769 yolcusuyla Romanya’dan denize açıldıktan sonra, İstanbul açıklarında 24 Şubat 1942’de batan Struma gemisinin kurbanları, Sarayburnu Limanında düzenlenen resmi törenle bir kez daha anıldı.
Törende açılış konuşmasını Şalom yazarı Karel Valansi yaptı. Valansi, geminin Köstence Limanından denize açılmasından İstanbul’da batmasına kadar geçirdiği zorlu süreci anlattığı konuşmasında gemidekilerin maruz kaldığı insanlık dışı koşulları aktarmaya çalıştı. Valansi, “Gemidekilere İngiltere vize vermezken, savaşta tarafsız kalmak isteyen Türkiye de kurtuluş ümidi olmadı” dedi. Valansi, anma töreninde toplanmamızın amacını bu ve benzeri acıların bir kez daha yaşanmaması olduğunun altını çizdi, yaşananlardan ders çıkararak bu acıların tekrarlanmasının önüne geçilebileceğini vurguladı.
Karel Valansi’nin ardından mikrofona İstanbul Vali Yardımcısı Cemalettin Özdemir geldi. Özdemir, “Etnik ve dini kimliklerinden dolayı insanların zulme maruz kalmasından herkesin çıkarması gereken dersler vardır. Irkçılığın, ayrımcılığın, antisemitizmin, İslam karşıtlığının ve yabancı düşmanlığının artmakta olduğunu görebiliyoruz. Bu eğilimler toplumlarda derin yaraların oluşmasına ve şiddetin artmasına neden oluyor. Küresel ölçekte güvenlik tehdidi teşkil eden bu olgularla uluslararası düzeyde mücadele etmemiz gerekiyor.” Türkiye’nin bundan sonra da insani dramlara sessiz kalmayacağını belirten Vali Yardımcısı tüm insanlığın ortak acısı olarak nitelendirdiği Struma’yı hiçbir zaman unutmayacaklarını dile getirdi.

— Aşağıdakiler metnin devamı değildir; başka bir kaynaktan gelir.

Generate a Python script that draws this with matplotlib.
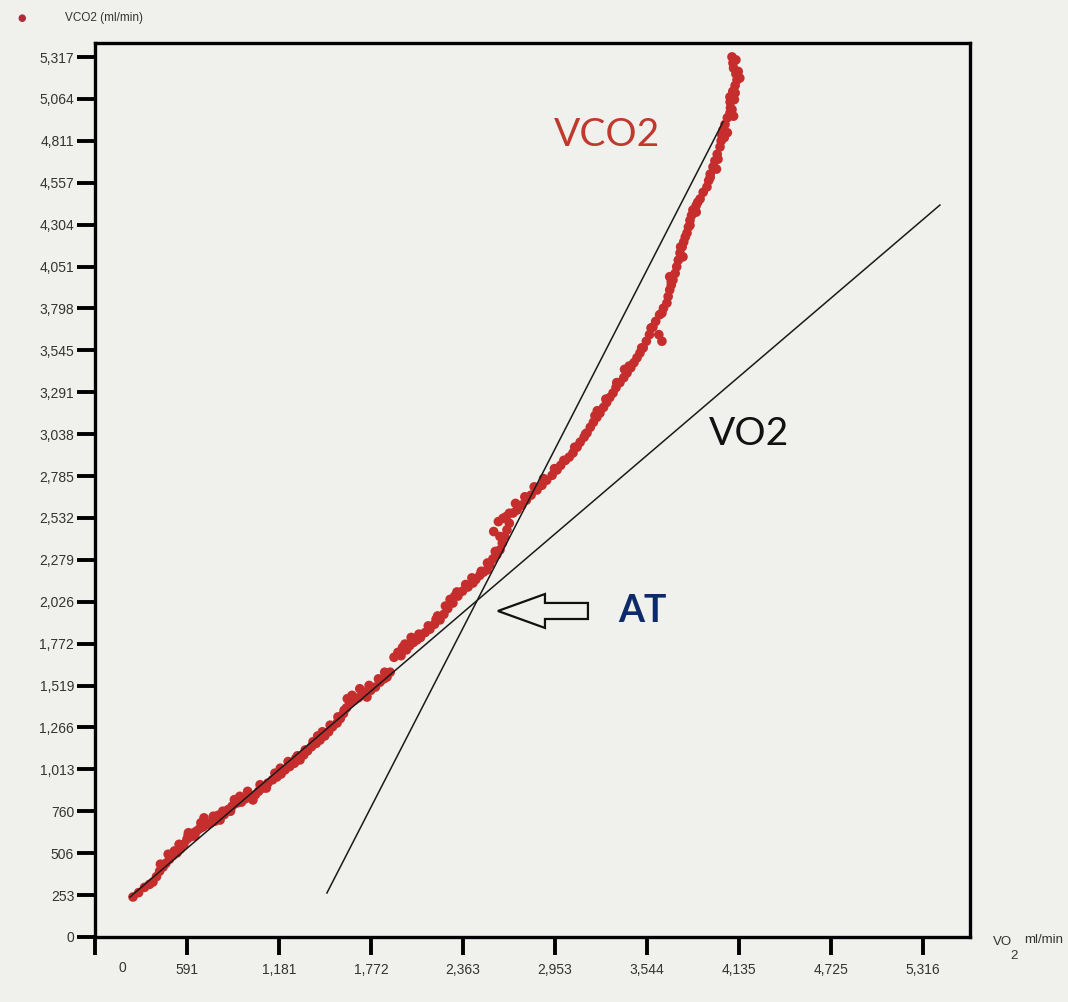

Konuşmaların ardından Türkiye Hahambaşı Rav İsak Haleva, Struma gemisinde hayatına kaybedenler için kadiş duası okudu. Tören Hahambaşı Rav Haleva ile Vali Yardımcısı Özdemir hayatını kaybeden 768 kişi için hazırlanmış bir çelengi, katılımcıların ise ellerindeki karanfilleri denize atmasıyla son buldu.